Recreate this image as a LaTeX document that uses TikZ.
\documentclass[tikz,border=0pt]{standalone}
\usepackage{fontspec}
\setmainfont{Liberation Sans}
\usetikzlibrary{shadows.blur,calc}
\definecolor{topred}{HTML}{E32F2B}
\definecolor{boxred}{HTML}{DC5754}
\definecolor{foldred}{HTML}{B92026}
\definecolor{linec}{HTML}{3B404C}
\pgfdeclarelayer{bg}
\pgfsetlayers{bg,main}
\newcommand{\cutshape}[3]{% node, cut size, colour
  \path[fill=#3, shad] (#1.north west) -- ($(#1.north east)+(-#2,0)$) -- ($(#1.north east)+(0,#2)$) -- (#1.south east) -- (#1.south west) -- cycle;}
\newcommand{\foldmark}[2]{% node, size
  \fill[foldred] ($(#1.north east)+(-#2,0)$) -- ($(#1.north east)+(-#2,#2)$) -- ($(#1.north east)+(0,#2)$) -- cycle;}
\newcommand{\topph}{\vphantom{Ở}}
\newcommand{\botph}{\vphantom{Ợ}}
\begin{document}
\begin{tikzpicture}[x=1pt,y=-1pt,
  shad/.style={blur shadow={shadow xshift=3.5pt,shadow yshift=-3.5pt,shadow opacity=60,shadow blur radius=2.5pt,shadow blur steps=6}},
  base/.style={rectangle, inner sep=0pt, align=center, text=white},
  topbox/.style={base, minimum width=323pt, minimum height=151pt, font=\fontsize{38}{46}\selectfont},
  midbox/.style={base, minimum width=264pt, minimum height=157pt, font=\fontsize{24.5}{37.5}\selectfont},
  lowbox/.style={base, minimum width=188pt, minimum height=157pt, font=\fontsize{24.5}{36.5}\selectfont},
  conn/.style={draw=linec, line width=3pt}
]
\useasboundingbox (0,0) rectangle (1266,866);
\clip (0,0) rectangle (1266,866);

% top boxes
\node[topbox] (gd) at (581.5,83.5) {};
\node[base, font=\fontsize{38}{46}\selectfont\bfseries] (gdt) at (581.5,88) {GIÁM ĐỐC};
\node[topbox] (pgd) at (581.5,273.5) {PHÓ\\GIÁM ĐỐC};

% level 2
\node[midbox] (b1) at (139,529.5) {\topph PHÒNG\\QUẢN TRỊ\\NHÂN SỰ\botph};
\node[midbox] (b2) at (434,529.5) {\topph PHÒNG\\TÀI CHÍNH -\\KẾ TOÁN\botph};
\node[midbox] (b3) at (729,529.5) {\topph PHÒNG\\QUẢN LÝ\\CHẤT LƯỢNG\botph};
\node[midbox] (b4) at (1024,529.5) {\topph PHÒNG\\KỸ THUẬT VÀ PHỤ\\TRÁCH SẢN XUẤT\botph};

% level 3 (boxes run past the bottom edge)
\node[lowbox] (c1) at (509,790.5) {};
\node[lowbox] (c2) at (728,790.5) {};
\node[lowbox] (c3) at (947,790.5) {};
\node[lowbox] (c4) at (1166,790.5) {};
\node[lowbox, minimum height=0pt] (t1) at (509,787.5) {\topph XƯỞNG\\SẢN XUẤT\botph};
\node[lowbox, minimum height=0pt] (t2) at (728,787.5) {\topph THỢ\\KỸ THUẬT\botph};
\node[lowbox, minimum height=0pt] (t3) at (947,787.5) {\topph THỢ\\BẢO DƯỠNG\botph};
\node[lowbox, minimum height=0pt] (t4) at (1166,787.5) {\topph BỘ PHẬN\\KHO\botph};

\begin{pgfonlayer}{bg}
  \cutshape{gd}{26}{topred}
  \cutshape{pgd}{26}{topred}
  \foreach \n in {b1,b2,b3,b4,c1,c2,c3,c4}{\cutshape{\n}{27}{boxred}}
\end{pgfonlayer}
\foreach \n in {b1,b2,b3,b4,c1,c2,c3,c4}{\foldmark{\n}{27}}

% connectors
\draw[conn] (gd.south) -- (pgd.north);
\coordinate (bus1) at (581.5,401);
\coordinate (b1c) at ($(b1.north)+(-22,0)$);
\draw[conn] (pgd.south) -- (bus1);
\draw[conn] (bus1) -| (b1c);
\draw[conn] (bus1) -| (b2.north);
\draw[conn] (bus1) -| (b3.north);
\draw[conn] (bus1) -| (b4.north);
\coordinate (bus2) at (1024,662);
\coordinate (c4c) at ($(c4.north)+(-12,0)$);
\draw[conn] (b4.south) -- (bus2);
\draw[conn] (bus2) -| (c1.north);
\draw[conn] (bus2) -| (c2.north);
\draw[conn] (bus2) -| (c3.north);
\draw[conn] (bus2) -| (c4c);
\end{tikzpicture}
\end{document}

****

*WORK TO DO*. Everything from the first line above up to and including the line that contains "(pgd) at (581.5,273.5)" should be printed exactly; please print only that.

*EXERCISE SOLUTION*.
Recreate this image as a LaTeX document that uses TikZ.
\documentclass[tikz,border=0pt]{standalone}
\usepackage{fontspec}
\setmainfont{Liberation Sans}
\usetikzlibrary{shadows.blur,calc}
\definecolor{topred}{HTML}{E32F2B}
\definecolor{boxred}{HTML}{DC5754}
\definecolor{foldred}{HTML}{B92026}
\definecolor{linec}{HTML}{3B404C}
\pgfdeclarelayer{bg}
\pgfsetlayers{bg,main}
\newcommand{\cutshape}[3]{% node, cut size, colour
  \path[fill=#3, shad] (#1.north west) -- ($(#1.north east)+(-#2,0)$) -- ($(#1.north east)+(0,#2)$) -- (#1.south east) -- (#1.south west) -- cycle;}
\newcommand{\foldmark}[2]{% node, size
  \fill[foldred] ($(#1.north east)+(-#2,0)$) -- ($(#1.north east)+(-#2,#2)$) -- ($(#1.north east)+(0,#2)$) -- cycle;}
\newcommand{\topph}{\vphantom{Ở}}
\newcommand{\botph}{\vphantom{Ợ}}
\begin{document}
\begin{tikzpicture}[x=1pt,y=-1pt,
  shad/.style={blur shadow={shadow xshift=3.5pt,shadow yshift=-3.5pt,shadow opacity=60,shadow blur radius=2.5pt,shadow blur steps=6}},
  base/.style={rectangle, inner sep=0pt, align=center, text=white},
  topbox/.style={base, minimum width=323pt, minimum height=151pt, font=\fontsize{38}{46}\selectfont},
  midbox/.style={base, minimum width=264pt, minimum height=157pt, font=\fontsize{24.5}{37.5}\selectfont},
  lowbox/.style={base, minimum width=188pt, minimum height=157pt, font=\fontsize{24.5}{36.5}\selectfont},
  conn/.style={draw=linec, line width=3pt}
]
\useasboundingbox (0,0) rectangle (1266,866);
\clip (0,0) rectangle (1266,866);

% top boxes
\node[topbox] (gd) at (581.5,83.5) {};
\node[base, font=\fontsize{38}{46}\selectfont\bfseries] (gdt) at (581.5,88) {GIÁM ĐỐC};
\node[topbox] (pgd) at (581.5,273.5) {PHÓ\\GIÁM ĐỐC};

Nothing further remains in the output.